» INFORMATION PROVIDED
-- begin --

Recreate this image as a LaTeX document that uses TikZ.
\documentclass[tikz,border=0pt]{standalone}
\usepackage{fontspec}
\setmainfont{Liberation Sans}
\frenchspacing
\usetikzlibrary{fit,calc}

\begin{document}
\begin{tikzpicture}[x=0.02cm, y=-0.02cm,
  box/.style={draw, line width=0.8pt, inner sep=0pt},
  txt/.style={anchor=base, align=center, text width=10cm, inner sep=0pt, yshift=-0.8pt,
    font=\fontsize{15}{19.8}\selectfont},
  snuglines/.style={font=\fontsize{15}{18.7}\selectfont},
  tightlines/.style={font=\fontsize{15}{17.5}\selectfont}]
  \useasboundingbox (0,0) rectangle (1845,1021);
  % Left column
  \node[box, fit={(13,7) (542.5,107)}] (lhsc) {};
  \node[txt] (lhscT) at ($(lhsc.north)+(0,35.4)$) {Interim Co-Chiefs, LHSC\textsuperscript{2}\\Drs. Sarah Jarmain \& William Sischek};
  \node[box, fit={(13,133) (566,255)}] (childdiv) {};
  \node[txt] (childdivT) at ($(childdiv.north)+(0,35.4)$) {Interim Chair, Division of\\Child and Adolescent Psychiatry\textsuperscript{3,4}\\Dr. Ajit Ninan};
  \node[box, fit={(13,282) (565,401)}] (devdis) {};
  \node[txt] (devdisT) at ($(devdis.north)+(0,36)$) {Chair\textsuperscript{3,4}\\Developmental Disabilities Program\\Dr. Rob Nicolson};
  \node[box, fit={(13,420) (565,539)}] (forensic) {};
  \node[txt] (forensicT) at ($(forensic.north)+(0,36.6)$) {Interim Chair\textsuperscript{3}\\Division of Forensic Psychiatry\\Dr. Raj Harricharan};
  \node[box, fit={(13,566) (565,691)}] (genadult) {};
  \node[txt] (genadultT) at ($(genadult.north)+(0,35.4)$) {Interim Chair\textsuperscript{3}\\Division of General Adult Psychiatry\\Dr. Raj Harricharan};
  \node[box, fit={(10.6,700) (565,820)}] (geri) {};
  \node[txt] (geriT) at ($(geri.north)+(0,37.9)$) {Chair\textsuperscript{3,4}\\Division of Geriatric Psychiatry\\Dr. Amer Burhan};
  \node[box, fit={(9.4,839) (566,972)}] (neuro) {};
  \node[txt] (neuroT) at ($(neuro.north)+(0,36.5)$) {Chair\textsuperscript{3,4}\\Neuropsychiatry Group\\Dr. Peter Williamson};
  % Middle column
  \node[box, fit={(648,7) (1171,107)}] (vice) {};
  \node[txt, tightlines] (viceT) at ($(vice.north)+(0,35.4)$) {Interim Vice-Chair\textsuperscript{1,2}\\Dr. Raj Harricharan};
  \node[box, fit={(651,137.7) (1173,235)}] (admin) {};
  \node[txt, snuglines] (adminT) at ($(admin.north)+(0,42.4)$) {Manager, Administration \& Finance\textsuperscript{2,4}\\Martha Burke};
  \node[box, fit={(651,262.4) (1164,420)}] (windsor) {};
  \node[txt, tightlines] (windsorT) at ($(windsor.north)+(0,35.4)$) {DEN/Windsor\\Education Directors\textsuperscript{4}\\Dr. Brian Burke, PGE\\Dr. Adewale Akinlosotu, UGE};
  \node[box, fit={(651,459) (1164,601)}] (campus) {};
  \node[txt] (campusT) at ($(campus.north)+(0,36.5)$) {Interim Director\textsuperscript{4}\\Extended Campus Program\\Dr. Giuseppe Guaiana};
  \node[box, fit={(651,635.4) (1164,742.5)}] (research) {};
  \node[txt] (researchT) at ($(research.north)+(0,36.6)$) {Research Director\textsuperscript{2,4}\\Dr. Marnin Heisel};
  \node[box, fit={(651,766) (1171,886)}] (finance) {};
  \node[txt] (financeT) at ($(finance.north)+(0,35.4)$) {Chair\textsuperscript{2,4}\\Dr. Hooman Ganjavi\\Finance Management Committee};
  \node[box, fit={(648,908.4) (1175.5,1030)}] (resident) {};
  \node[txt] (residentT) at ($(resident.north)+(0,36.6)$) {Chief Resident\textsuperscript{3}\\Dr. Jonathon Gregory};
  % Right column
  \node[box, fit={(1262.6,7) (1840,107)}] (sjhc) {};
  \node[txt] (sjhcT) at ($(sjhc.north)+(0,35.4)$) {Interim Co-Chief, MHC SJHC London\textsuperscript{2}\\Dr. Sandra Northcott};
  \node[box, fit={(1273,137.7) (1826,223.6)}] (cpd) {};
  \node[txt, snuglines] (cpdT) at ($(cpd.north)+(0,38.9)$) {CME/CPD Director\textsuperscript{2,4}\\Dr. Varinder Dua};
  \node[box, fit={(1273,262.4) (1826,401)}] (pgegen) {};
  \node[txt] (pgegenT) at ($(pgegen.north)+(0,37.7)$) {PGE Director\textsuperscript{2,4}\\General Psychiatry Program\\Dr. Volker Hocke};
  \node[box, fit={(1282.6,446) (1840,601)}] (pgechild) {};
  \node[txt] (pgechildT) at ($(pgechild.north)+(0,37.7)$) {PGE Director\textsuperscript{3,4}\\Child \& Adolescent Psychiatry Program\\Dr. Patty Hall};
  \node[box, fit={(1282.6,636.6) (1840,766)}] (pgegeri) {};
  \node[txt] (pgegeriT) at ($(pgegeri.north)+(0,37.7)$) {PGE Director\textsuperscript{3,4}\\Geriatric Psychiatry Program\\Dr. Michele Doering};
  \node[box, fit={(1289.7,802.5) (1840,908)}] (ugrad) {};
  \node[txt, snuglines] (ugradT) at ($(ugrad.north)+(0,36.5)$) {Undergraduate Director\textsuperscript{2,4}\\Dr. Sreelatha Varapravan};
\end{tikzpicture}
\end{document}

-- end --
-- begin --

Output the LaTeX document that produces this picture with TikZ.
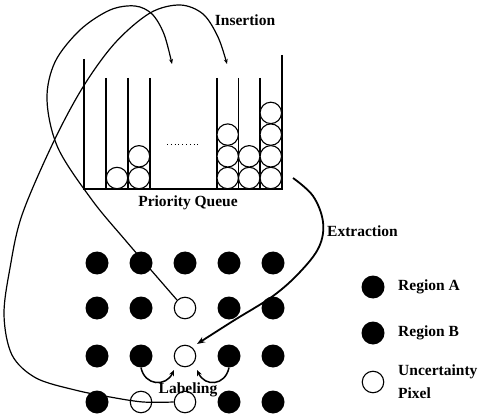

-- end --

» OBJECTIVE
In the entries above, find every line with the word "that" and list it.

» RESULT OF THIS TASK
Recreate this image as a LaTeX document that uses TikZ.
Output the LaTeX document that produces this picture with TikZ.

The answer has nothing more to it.